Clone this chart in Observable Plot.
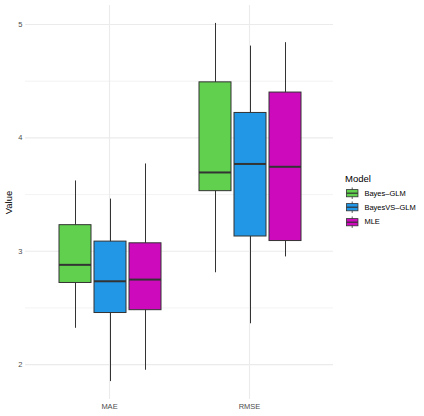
<!DOCTYPE html>
<html><head><meta charset="utf-8">
<script src="https://cdn.jsdelivr.net/npm/d3@7"></script>
<script src="https://cdn.jsdelivr.net/npm/@observablehq/plot@0.6"></script>
<style>
body{margin:0;background:#fff;font-family:"Liberation Sans",Arial,sans-serif;}
#wrap{position:relative;width:424px;height:416px;overflow:hidden;}
#wrap > svg{position:absolute;left:0;top:0;}
#legend{position:absolute;left:345px;top:172px;color:#000;}
#legend .title{font-size:9.5px;line-height:14px;height:14px;}
#legend .item{display:flex;align-items:center;height:14.4px;}
#legend .item span{font-size:7.5px;margin-left:5px;}
</style></head><body><div id="wrap"></div>
<script>
const metrics = ["MAE", "RMSE"];
const models = ["Bayes–GLM", "BayesVS–GLM", "MLE"];
const colors = ["#61D04F", "#2297E6", "#CD0BBC"];
// order: MAE × models, then RMSE × models
const whiskerLow  = [2.32, 1.85, 1.95, 2.81, 2.36, 2.95];
const q1          = [2.72, 2.455, 2.48, 3.53, 3.13, 3.09];
const median      = [2.88, 2.735, 2.75, 3.695, 3.77, 3.745];
const q3          = [3.23, 3.085, 3.07, 4.49, 4.22, 4.40];
const whiskerHigh = [3.62, 3.46, 3.77, 5.01, 4.81, 4.84];
const yTicks = [2, 3, 4, 5];
const yMinor = [2.5, 3.5, 4.5];

const stats = [];
metrics.forEach((m, i) => models.forEach((mo, j) => {
  const k = i * models.length + j;
  stats.push({metric: m, model: mo, lo: whiskerLow[k], q1: q1[k], med: median[k], q3: q3[k], hi: whiskerHigh[k]});
}));
const ext = [d3.min(whiskerLow), d3.max(whiskerHigh)];
const pad = (ext[1] - ext[0]) * 0.05;
const yDomain = [ext[0] - pad, ext[1] + pad];

const W = 424, H = 416;
const dims = {width: W, height: H, marginLeft: 25, marginRight: 91, marginTop: 5, marginBottom: 17};
const grid = "#ebebeb";

const bg = Plot.plot({
  ...dims,
  style: {fontFamily: "Liberation Sans, Arial, sans-serif", fontSize: "7.5px", color: "#4d4d4d", background: "transparent"},
  x: {type: "point", domain: metrics, padding: 0.6, label: null, tickSize: 0, tickPadding: 4},
  y: {domain: yDomain, ticks: yTicks, tickFormat: d3.format("d"), tickSize: 0, tickPadding: 3, label: "Value", labelArrow: "none", labelAnchor: "center", labelOffset: 20},
  marks: [
    Plot.ruleY(yMinor, {stroke: grid, strokeWidth: 0.6}),
    Plot.ruleY(yTicks, {stroke: grid, strokeWidth: 1.1}),
    Plot.ruleX(metrics, {stroke: grid, strokeWidth: 1.1})
  ]
});

const fg = Plot.plot({
  ...dims,
  style: {background: "transparent"},
  facet: {data: stats, x: "metric"},
  fx: {domain: metrics, paddingInner: 0.25, paddingOuter: 0.225, axis: null, label: null},
  x: {domain: models, paddingInner: 0.1, paddingOuter: 0.05, axis: null},
  y: {domain: yDomain, axis: null},
  color: {domain: models, range: colors},
  marks: [
    Plot.ruleX(stats, {x: "model", y1: "lo", y2: "hi", stroke: "#333333", strokeWidth: 1}),
    Plot.barY(stats, {x: "model", y1: "q1", y2: "q3", fill: "model", stroke: "#333333", strokeWidth: 1}),
    Plot.tickY(stats, {x: "model", y: "med", stroke: "#333333", strokeWidth: 2})
  ]
});

const wrap = document.getElementById("wrap");
wrap.appendChild(bg);
wrap.appendChild(fg);
// style y-axis label
d3.select(bg).selectAll("text").filter(function(){return this.textContent.startsWith("Value");})
  .text("Value").style("font-size", "9.5px").style("fill", "#000");

const legend = d3.select(wrap).append("div").attr("id", "legend");
legend.append("div").attr("class", "title").text("Model");
models.forEach((mo, i) => {
  const it = legend.append("div").attr("class", "item");
  const s = it.append("svg").attr("width", 14.4).attr("height", 14.4);
  const k = 14.4;
  s.append("line").attr("x1", k/2).attr("x2", k/2).attr("y1", k*0.1).attr("y2", k*0.9).attr("stroke", "#333").attr("stroke-width", 0.8);
  s.append("rect").attr("x", k*0.1).attr("y", k*0.25).attr("width", k*0.8).attr("height", k*0.5).attr("fill", colors[i]).attr("stroke", "#333").attr("stroke-width", 0.8);
  s.append("line").attr("x1", k*0.1).attr("x2", k*0.9).attr("y1", k/2).attr("y2", k/2).attr("stroke", "#333").attr("stroke-width", 1.2);
  it.append("span").text(mo);
});
</script></body></html>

════════

WRITTEN REQUEST -
Leave out the pictures and transcribe everything else exactly.

COMPLETE OUTPUT -
Clone this chart in Observable Plot.
<!DOCTYPE html>
<html><head><meta charset="utf-8">
<script src="https://cdn.jsdelivr.net/npm/d3@7"></script>
<script src="https://cdn.jsdelivr.net/npm/@observablehq/plot@0.6"></script>
<style>
body{margin:0;background:#fff;font-family:"Liberation Sans",Arial,sans-serif;}
#wrap{position:relative;width:424px;height:416px;overflow:hidden;}
#wrap > svg{position:absolute;left:0;top:0;}
#legend{position:absolute;left:345px;top:172px;color:#000;}
#legend .title{font-size:9.5px;line-height:14px;height:14px;}
#legend .item{display:flex;align-items:center;height:14.4px;}
#legend .item span{font-size:7.5px;margin-left:5px;}
</style></head><body><div id="wrap"></div>
<script>
const metrics = ["MAE", "RMSE"];
const models = ["Bayes–GLM", "BayesVS–GLM", "MLE"];
const colors = ["#61D04F", "#2297E6", "#CD0BBC"];
// order: MAE × models, then RMSE × models
const whiskerLow  = [2.32, 1.85, 1.95, 2.81, 2.36, 2.95];
const q1          = [2.72, 2.455, 2.48, 3.53, 3.13, 3.09];
const median      = [2.88, 2.735, 2.75, 3.695, 3.77, 3.745];
const q3          = [3.23, 3.085, 3.07, 4.49, 4.22, 4.40];
const whiskerHigh = [3.62, 3.46, 3.77, 5.01, 4.81, 4.84];
const yTicks = [2, 3, 4, 5];
const yMinor = [2.5, 3.5, 4.5];

const stats = [];
metrics.forEach((m, i) => models.forEach((mo, j) => {
  const k = i * models.length + j;
  stats.push({metric: m, model: mo, lo: whiskerLow[k], q1: q1[k], med: median[k], q3: q3[k], hi: whiskerHigh[k]});
}));
const ext = [d3.min(whiskerLow), d3.max(whiskerHigh)];
const pad = (ext[1] - ext[0]) * 0.05;
const yDomain = [ext[0] - pad, ext[1] + pad];

const W = 424, H = 416;
const dims = {width: W, height: H, marginLeft: 25, marginRight: 91, marginTop: 5, marginBottom: 17};
const grid = "#ebebeb";

const bg = Plot.plot({
  ...dims,
  style: {fontFamily: "Liberation Sans, Arial, sans-serif", fontSize: "7.5px", color: "#4d4d4d", background: "transparent"},
  x: {type: "point", domain: metrics, padding: 0.6, label: null, tickSize: 0, tickPadding: 4},
  y: {domain: yDomain, ticks: yTicks, tickFormat: d3.format("d"), tickSize: 0, tickPadding: 3, label: "Value", labelArrow: "none", labelAnchor: "center", labelOffset: 20},
  marks: [
    Plot.ruleY(yMinor, {stroke: grid, strokeWidth: 0.6}),
    Plot.ruleY(yTicks, {stroke: grid, strokeWidth: 1.1}),
    Plot.ruleX(metrics, {stroke: grid, strokeWidth: 1.1})
  ]
});

const fg = Plot.plot({
  ...dims,
  style: {background: "transparent"},
  facet: {data: stats, x: "metric"},
  fx: {domain: metrics, paddingInner: 0.25, paddingOuter: 0.225, axis: null, label: null},
  x: {domain: models, paddingInner: 0.1, paddingOuter: 0.05, axis: null},
  y: {domain: yDomain, axis: null},
  color: {domain: models, range: colors},
  marks: [
    Plot.ruleX(stats, {x: "model", y1: "lo", y2: "hi", stroke: "#333333", strokeWidth: 1}),
    Plot.barY(stats, {x: "model", y1: "q1", y2: "q3", fill: "model", stroke: "#333333", strokeWidth: 1}),
    Plot.tickY(stats, {x: "model", y: "med", stroke: "#333333", strokeWidth: 2})
  ]
});

const wrap = document.getElementById("wrap");
wrap.appendChild(bg);
wrap.appendChild(fg);
// style y-axis label
d3.select(bg).selectAll("text").filter(function(){return this.textContent.startsWith("Value");})
  .text("Value").style("font-size", "9.5px").style("fill", "#000");

const legend = d3.select(wrap).append("div").attr("id", "legend");
legend.append("div").attr("class", "title").text("Model");
models.forEach((mo, i) => {
  const it = legend.append("div").attr("class", "item");
  const s = it.append("svg").attr("width", 14.4).attr("height", 14.4);
  const k = 14.4;
  s.append("line").attr("x1", k/2).attr("x2", k/2).attr("y1", k*0.1).attr("y2", k*0.9).attr("stroke", "#333").attr("stroke-width", 0.8);
  s.append("rect").attr("x", k*0.1).attr("y", k*0.25).attr("width", k*0.8).attr("height", k*0.5).attr("fill", colors[i]).attr("stroke", "#333").attr("stroke-width", 0.8);
  s.append("line").attr("x1", k*0.1).attr("x2", k*0.9).attr("y1", k/2).attr("y2", k/2).attr("stroke", "#333").attr("stroke-width", 1.2);
  it.append("span").text(mo);
});
</script></body></html>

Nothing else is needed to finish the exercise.